Now Turbo is one of my favorites classes that I teach and I teach almost everything!  PiYo is a close second!

I still get nervous teaching- especially when a new round comes out, but I always look at it as motivation and as a good thing.  I really care that my students have fun, are challenged to their level and get a great workout- whether I have one student (happens once in a while:) or 75 students in the
room.    It's not an easy thing to do when you have multiple fitness levels and skills all in the same class.  Learning how to challenge your A+ students without losing your B, C & D students who are new or just sort of "on-the-fence" about fitness is the real challenge of teaching and motivating others.  Your A students make our job easier, but those B-D students NEED inspiration and motivation to come back again!   

Just know that if you are a great instructor, you will never "know everything", you will never stop learning how to be a better instructor and although mastery will come with time, you're never "done" improving your fitness knowledge and teaching skills! 

Just vow to never be the instructor stuck in a time warp wearing scrunchy socks and thong body suit teaching high impact aerobics, circa 1986 when it's 2010!!!!!  Trust me....I used to teach high impact aerobics wearing scrunch socks, a thong body suit and taught hi/lo in 1986.... 7 days a week!!!  Good thing fitness has evolved or I would probably have no Achilles tendons or knee cartilage left by now!  Cross training is key for longevity with any fitness program! 

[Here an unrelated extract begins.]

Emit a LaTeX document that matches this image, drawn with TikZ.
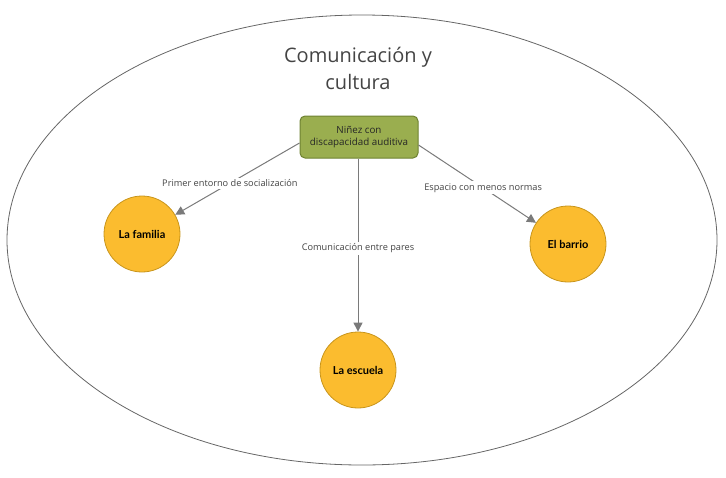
\documentclass[tikz,border=0pt]{standalone}
\usepackage{fontspec}
\setmainfont{Open Sans}
\newfontfamily\latofont{Lato}
\usepackage{xcolor}
\usetikzlibrary{arrows.meta, positioning, shapes.geometric}

\definecolor{boxgreen}{HTML}{9AAE4F}
\definecolor{boxedge}{HTML}{6E8232}
\definecolor{circfill}{HTML}{FBBC2F}
\definecolor{circedge}{HTML}{C8951C}
\definecolor{linkgray}{HTML}{7A7A7A}
\definecolor{txtgray}{HTML}{444444}

\begin{document}
\begin{tikzpicture}[x=1pt, y=-1pt,
    topic/.style={draw=boxedge, fill=boxgreen, rounded corners=5pt, line width=1pt,
        minimum width=118pt, minimum height=42pt, align=center,
        font=\fontsize{9.8}{12}\selectfont, text=black!85},
    place/.style={circle, draw=circedge, fill=circfill, line width=0.8pt,
        minimum size=76pt, font=\latofont\bfseries\fontsize{11}{13}\selectfont},
    link/.style={draw=linkgray, line width=1pt, -{Triangle[length=9pt, width=9pt]}},
    lbl/.style={fill=white, inner sep=2pt, text=txtgray, font=\fontsize{9.2}{11}\selectfont}]
    \useasboundingbox (0,0) rectangle (726,477);

    % Outer ellipse
    \draw[draw=black!60, line width=0.8pt] (362,240) ellipse [x radius=355, y radius=225];

    % Title
    \node[align=center, text=txtgray, font=\fontsize{20}{27}\selectfont] (title) at (358,68)
        {Comunicación y\\cultura};

    % Central topic and the three places
    \node[topic] (ninez) at (359,137) {Niñez con\\discapacidad auditiva};
    \node[place] (familia) at (142,234) {La familia};
    \node[place] (escuela) at (358,370) {La escuela};
    \node[place] (barrio) at (568,244) {El barrio};

    % Connectors
    \draw[link] ([yshift=-6pt]ninez.west) -- node[lbl, pos=0.56] {Primer entorno de socialización} (familia);
    \draw[link] (ninez.south -| escuela) -- node[lbl, pos=0.52] {Comunicación entre pares} (escuela);
    \draw[link] ([yshift=-8pt]ninez.east) -- node[lbl, pos=0.55] {Espacio con menos normas} (barrio);
\end{tikzpicture}
\end{document}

The nervous feeling does go away, it just takes so time and before you know it you will feel comfortable up there and can let more of your personality reveal itself to the class.  This is what allows you to engage the class.  At this stage you are probably really focused on your counts and the choreo but as that becomes natural the rest just falls into place.

I remember being very nervous initially, then only if other TK instructors came to my class, now just a slight, slight amount the first time I teach a new round.